Key Decisions for Investors

  • Buy EMB (iShares J.P. Morgan USD Emerging Markets Bond ETF) on any intraday spike in EM credit spreads; target +4–6% in 2–6 weeks if de-risking holds, stop -3% vs entry; hedge with a 1-month ATM put to cap tail loss (max loss = put premium + 3%).
  • Go long a 3-month call spread on LMT (Lockheed Martin): buy ATM calls and sell ~10–15% OTM calls to limit cost. Rationale: asymmetric payoff if escalation resumes; expected payoff 2:1 on premium if defense re-rate occurs, max loss = premium paid, target capture window 1–3 months.

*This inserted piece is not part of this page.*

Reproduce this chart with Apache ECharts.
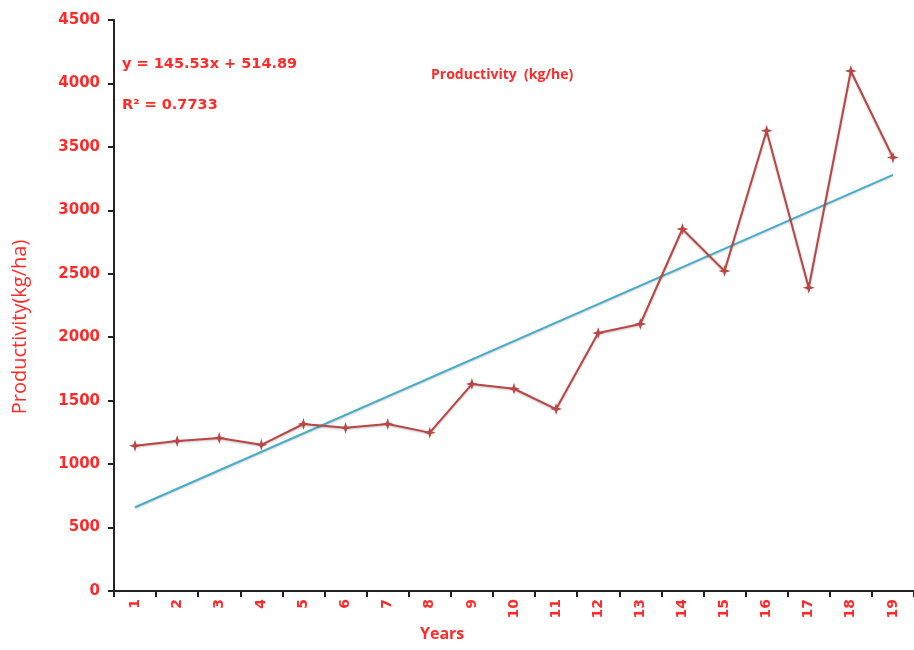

  • Short XOP (SPDR S&P Oil & Gas Exploration & Production ETF) for 1–3 months if Brent volatility collapses and shipping risk premium normalizes; target 8–15% downside, stop at 6% adverse move. This capitalizes on re-rating of levered E&P vs integrated majors when energy risk premia fall.
  • Directional pair: Long EMB (or sovereigns of high beta regional issuers) / Short XOP as a 4–8 week macro pair to express risk-on via credit compression while hedging commodity tail risk. Size so that max portfolio drawdown from a single escalation event is limited to ~2–3% equity exposure.